Data items
-------------------------
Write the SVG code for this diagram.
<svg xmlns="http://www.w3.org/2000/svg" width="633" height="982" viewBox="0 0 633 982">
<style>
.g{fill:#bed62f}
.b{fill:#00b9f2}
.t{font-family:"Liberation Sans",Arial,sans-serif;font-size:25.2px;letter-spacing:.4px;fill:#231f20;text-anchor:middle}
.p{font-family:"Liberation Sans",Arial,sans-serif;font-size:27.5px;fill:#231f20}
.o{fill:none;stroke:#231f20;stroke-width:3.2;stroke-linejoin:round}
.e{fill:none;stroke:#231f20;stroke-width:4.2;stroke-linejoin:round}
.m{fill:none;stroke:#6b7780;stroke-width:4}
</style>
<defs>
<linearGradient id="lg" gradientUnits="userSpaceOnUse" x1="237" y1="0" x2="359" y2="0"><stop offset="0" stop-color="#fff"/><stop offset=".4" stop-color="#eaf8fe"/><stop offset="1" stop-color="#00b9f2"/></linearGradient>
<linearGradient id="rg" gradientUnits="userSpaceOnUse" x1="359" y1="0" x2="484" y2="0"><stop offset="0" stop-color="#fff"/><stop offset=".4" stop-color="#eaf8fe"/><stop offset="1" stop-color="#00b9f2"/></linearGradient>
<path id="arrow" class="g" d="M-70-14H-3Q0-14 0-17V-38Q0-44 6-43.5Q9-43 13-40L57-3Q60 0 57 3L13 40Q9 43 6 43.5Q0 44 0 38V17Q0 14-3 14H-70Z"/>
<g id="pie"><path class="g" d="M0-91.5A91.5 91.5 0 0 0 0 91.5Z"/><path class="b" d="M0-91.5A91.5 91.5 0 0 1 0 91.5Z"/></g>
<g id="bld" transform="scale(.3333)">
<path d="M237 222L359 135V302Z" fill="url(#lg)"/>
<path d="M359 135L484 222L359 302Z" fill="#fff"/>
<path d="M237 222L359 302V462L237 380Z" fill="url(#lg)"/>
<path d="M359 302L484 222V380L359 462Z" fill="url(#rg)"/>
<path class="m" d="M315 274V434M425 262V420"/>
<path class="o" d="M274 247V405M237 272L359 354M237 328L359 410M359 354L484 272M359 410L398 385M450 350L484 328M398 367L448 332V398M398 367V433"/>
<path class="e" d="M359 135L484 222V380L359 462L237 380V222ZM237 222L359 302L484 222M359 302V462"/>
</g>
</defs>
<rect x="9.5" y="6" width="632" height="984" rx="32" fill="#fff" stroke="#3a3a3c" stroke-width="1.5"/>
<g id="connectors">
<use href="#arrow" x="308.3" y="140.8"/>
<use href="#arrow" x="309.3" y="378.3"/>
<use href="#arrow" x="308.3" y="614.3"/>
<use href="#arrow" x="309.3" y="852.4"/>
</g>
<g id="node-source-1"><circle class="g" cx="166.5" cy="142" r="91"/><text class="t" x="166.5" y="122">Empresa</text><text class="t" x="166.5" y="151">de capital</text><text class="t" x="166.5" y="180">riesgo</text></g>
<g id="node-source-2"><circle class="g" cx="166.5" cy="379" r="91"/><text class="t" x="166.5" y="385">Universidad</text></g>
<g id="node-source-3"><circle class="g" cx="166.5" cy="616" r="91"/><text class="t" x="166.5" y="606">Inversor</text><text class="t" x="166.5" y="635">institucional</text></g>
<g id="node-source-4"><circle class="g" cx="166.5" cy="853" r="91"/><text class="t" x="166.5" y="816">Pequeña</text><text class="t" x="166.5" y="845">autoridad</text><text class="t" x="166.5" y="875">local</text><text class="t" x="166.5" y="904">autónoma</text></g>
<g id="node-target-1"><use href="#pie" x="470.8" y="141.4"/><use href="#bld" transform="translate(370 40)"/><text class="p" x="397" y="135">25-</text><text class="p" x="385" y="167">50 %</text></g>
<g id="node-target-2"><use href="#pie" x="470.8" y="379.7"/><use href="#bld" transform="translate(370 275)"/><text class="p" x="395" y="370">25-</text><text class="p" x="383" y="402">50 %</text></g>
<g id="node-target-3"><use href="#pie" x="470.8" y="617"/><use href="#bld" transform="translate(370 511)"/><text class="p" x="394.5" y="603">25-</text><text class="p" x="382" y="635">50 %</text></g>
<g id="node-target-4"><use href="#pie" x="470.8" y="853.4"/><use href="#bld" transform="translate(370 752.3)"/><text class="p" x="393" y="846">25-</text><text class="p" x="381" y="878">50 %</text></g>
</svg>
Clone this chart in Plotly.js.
-------------------------
● The task:
Count up every line above that has the word "this" in it; answer with the number alone.

● Written solution:
2